Use with Oryx models#
Oryx is a probabilistic programming library written in JAX, it is thus natively compatible with Blackjax. In this notebook we will show how we can use Oryx as a modeling language together with Blackjax as an inference library.
We reproduce the example in Oryx’s documentation and train a Bayesian Neural Network (BNN) on the iris dataset:
from sklearn import datasets
iris = datasets.load_iris()
features, labels = iris['data'], iris['target']
num_features = features.shape[-1]
num_classes = len(iris.target_names)
Show code cell source
print(f"Number of features: {num_features}")
print(f"Number of classes: {num_classes}")
print(f"Number of data points: {features.shape[0]}")
Number of features: 4
Number of classes: 3
Number of data points: 150
import jax
import jax.numpy as jnp
from datetime import date
rng_key = jax.random.key(int(date.today().strftime("%Y%m%d")))

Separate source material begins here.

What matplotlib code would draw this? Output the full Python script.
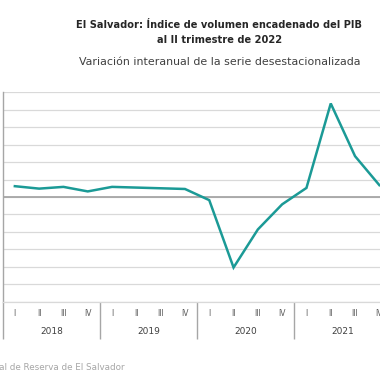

Oryx’s approach, like Aesara’s, is to implement probabilistic models as generative models and then apply transformations to get the log-probability density function. We begin with implementing a dense layer with normal prior probability on the weights and use the function random_variable
to define random variables:
from oryx.core.ppl import random_variable
from tensorflow_probability.substrates import jax as tfp
tfd = tfp.distributions
def dense(dim_out, activation=jax.nn.relu):
def forward(key, x):
dim_in = x.shape[-1]
w_key, b_key = jax.random.split(key)
w = random_variable(
tfd.Sample(tfd.Normal(0., 1.), sample_shape=(dim_out, dim_in)),
name='w'
)(w_key)
b = random_variable(
tfd.Sample(tfd.Normal(0., 1.), sample_shape=(dim_out,)),
name='b'
)(b_key)
return activation(jnp.dot(w, x) + b)
return forward
We now use this layer to build a multi-layer perceptron. The nest
function is used to create “scope tags” that allows in this context to re-use our dense
layer multiple times without name collision in the dictionary that will contain the parameters:
from oryx.core.ppl import nest
def mlp(hidden_sizes, num_classes):
num_hidden = len(hidden_sizes)
def forward(key, x):
keys = jax.random.split(key, num_hidden + 1)
for i, (subkey, hidden_size) in enumerate(zip(keys[:-1], hidden_sizes)):
x = nest(dense(hidden_size), scope=f'layer_{i + 1}')(subkey, x)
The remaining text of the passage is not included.